# MECA Graduates Thesis Work (Awesome Art Installations!)



## o hey tyler (May 4, 2012)

So, my amazingly talented girlfriend, and occasional forum member (Kelbow) is graduating from the Maine College of Art, the most prestigious art school in the state. She's a graphic design major and she's really great at what she does (this isn't just boyfriend glasses talking here. She got a LOT of compliments in my presence tonight.) I had the distinct pleasure of walking around and taking some photographs of her work and her friends work. All of the graduating students should be extremely proud of what they've accomplished. 

This is Kelsey's work. She designed a restaurant. The menu, the atmosphere, the food, the drinks, the bar... Everything. It's called Dirigo Dining Co. Dirigo means "I lead," and is the Maine state motto, along with being the name of a star. It has a very celestial theme, and all the elements work very well together. 















This is something a woodworking major created. Very sleek and modern lighting design that I'd love to have in my house. 





This is Kelsey and my friend Scott's work. He's very into typography and is also incredibly talented with capturing the eye with just text. 

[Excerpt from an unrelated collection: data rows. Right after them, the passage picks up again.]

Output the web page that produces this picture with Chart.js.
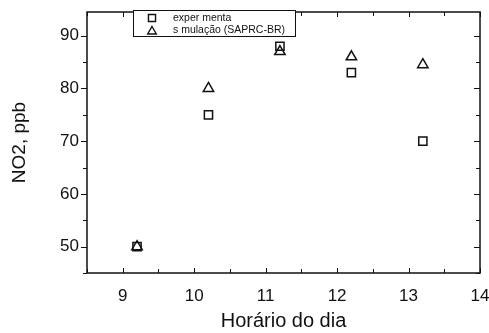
<!DOCTYPE html>
<html>
<head>
<meta charset="utf-8">
<script src="https://cdn.jsdelivr.net/npm/chart.js@4/dist/chart.umd.min.js"></script>
<style>
  html, body { margin: 0; padding: 0; background: #fff; }
  #wrap { width: 489px; height: 333px; position: relative; }
</style>
</head>
<body>
<div id="wrap"><canvas id="c"></canvas></div>
<script>
// data
const hours = [9.2, 10.2, 11.2, 12.2, 13.2];
const experimental = [50, 75, 88, 83, 70];
const simulacao = [50, 80, 87, 86, 84.5];
const xTicks = [9, 10, 11, 12, 13, 14];
const yTicks = [50, 60, 70, 80, 90];
const xMinor = [8.5, 9.5, 10.5, 11.5, 12.5, 13.5];
const yMinor = [45, 55, 65, 75, 85];
const legendLabels = ['exper menta', 's mulação (SAPRC-BR)'];

const ink = '#111';

// axes frame, inward/outward tick marks, boxed legend
const framePlugin = {
    id: 'frame',
    afterDraw(chart) {
        const ctx = chart.ctx;
        const { left, right, top, bottom } = chart.chartArea;
        const xs = chart.scales.x, ys = chart.scales.y;
        ctx.save();
        ctx.strokeStyle = ink;
        ctx.lineWidth = 1.5;
        ctx.strokeRect(left, top, right - left, bottom - top);

        ctx.lineWidth = 1;
        ctx.beginPath();
        xTicks.concat(xMinor).forEach(v => {
            const px = Math.round(xs.getPixelForValue(v)) + 0.5;
            const len = xTicks.includes(v) ? 5 : 4;
            ctx.moveTo(px, bottom); ctx.lineTo(px, bottom - len);
            ctx.moveTo(px, top); ctx.lineTo(px, top + len);
        });
        yTicks.concat(yMinor).forEach(v => {
            const py = Math.round(ys.getPixelForValue(v)) + 0.5;
            const len = yTicks.includes(v) ? 6 : 4;
            ctx.moveTo(left, py); ctx.lineTo(left - len, py);
            ctx.moveTo(right, py); ctx.lineTo(right - len, py);
        });
        ctx.stroke();

        // legend box
        const bx = 133, by = 10.5, bw = 162, bh = 26;
        ctx.fillStyle = '#fff';
        ctx.fillRect(bx, by, bw, bh);
        ctx.lineWidth = 1;
        ctx.strokeRect(bx + 0.5, by, bw, bh);
        const styles = ['rect', 'triangle'];
        ctx.font = '10.5px "Liberation Sans", Arial, sans-serif';
        ctx.textBaseline = 'middle';
        legendLabels.forEach((t, i) => {
            const cy = by + 7.5 + i * 12.5;
            ctx.strokeStyle = ink;
            ctx.fillStyle = 'rgba(0,0,0,0)';
            ctx.lineWidth = 1.4;
            Chart.helpers.drawPoint(ctx, { pointStyle: styles[i], radius: 5, rotation: 0, borderWidth: 1.4 }, 152, cy + (i ? 1 : 0));
            ctx.fillStyle = ink;
            ctx.fillText(t, 173, cy);
        });
        ctx.restore();
    }
};

new Chart(document.getElementById('c'), {
    type: 'scatter',
    data: {
        datasets: [
            { label: legendLabels[0], data: hours.map((h, i) => ({ x: h, y: experimental[i] })),
              pointStyle: 'rect', pointRadius: 5.8, borderColor: ink, backgroundColor: 'rgba(0,0,0,0)', borderWidth: 1.5 },
            { label: legendLabels[1], data: hours.map((h, i) => ({ x: h, y: simulacao[i] })),
              pointStyle: 'triangle', pointRadius: 6, borderColor: ink, backgroundColor: 'rgba(0,0,0,0)', borderWidth: 1.5 }
        ]
    },
    options: {
        responsive: true, maintainAspectRatio: false, animation: false,
        layout: { padding: { top: 12, right: 9, left: 0, bottom: 0 } },
        plugins: { legend: { display: false }, tooltip: { enabled: false } },
        scales: {
            x: {
                type: 'linear', min: 8.5, max: 14,
                grid: { display: false, drawTicks: false }, border: { display: false },
                afterBuildTicks: s => { s.ticks = xTicks.map(v => ({ value: v })); },
                afterFit: s => { s.height = 60; s.paddingLeft = 0; s.paddingRight = 0; },
                ticks: { color: ink, padding: 13, maxRotation: 0, font: { family: '"Liberation Sans", Arial, sans-serif', size: 17 } },
                title: { display: true, text: 'Horário do dia', color: ink, padding: { top: 0, bottom: 0 },
                         font: { family: '"Liberation Sans", Arial, sans-serif', size: 20 } }
            },
            y: {
                type: 'linear', min: 45, max: 94.5,
                grid: { display: false, drawTicks: false }, border: { display: false },
                afterBuildTicks: s => { s.ticks = yTicks.map(v => ({ value: v })); },
                afterFit: s => { s.width = 87; s.paddingTop = 0; s.paddingBottom = 0; },
                ticks: { color: ink, padding: 8, font: { family: '"Liberation Sans", Arial, sans-serif', size: 17 } },
                title: { display: true, text: 'NO2, ppb', color: ink, padding: { top: 8, bottom: 0 },
                         font: { family: '"Liberation Sans", Arial, sans-serif', size: 19 } }
            }
        }
    },
    plugins: [framePlugin]
});
</script>
</body>
</html>
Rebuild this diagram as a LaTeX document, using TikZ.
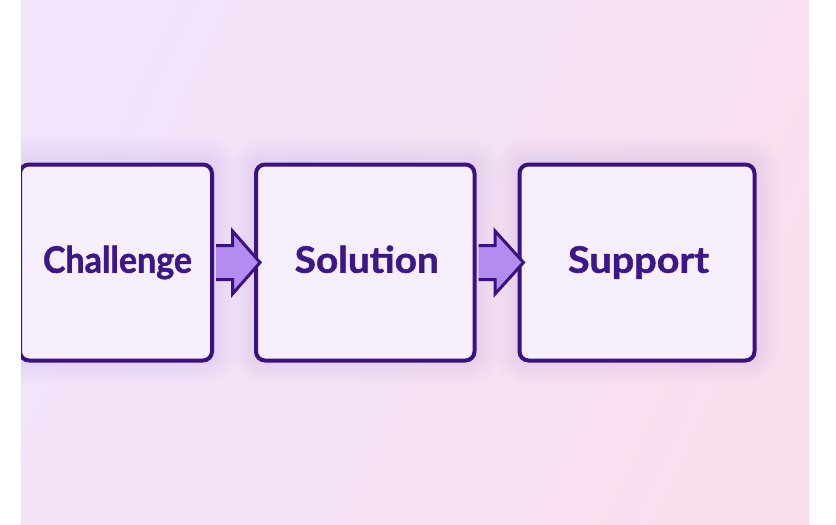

Rachel's piece on superstitions. The package design is incredible! 





Another very cool project by Kelsey's friend Megan. She had people write down their most traumatic experience on seed paper (paper made with wildflower seeds), and put them into a planter of your choice that she had on display. It was a very unique way to "get rid" of your baggage. 





And here are the planters. 





And one of Adriana just for fun (like the forum says) 





Hope you enjoyed some of them! http://minus.com/lYmXCVQM8AQTu


----------



## 412 Burgh (May 4, 2012)

Congrats to her and her peers! I'm going to school for interactive design as well! (graphic design)


----------



## o hey tyler (May 5, 2012)

Thanks! Graphic design is a flourishing field right now. Are you doing any web stuff?


----------



## shortpants (May 5, 2012)

Congrats to your girlfriend! Great work, all of it. Love the planter idea, very creative.


----------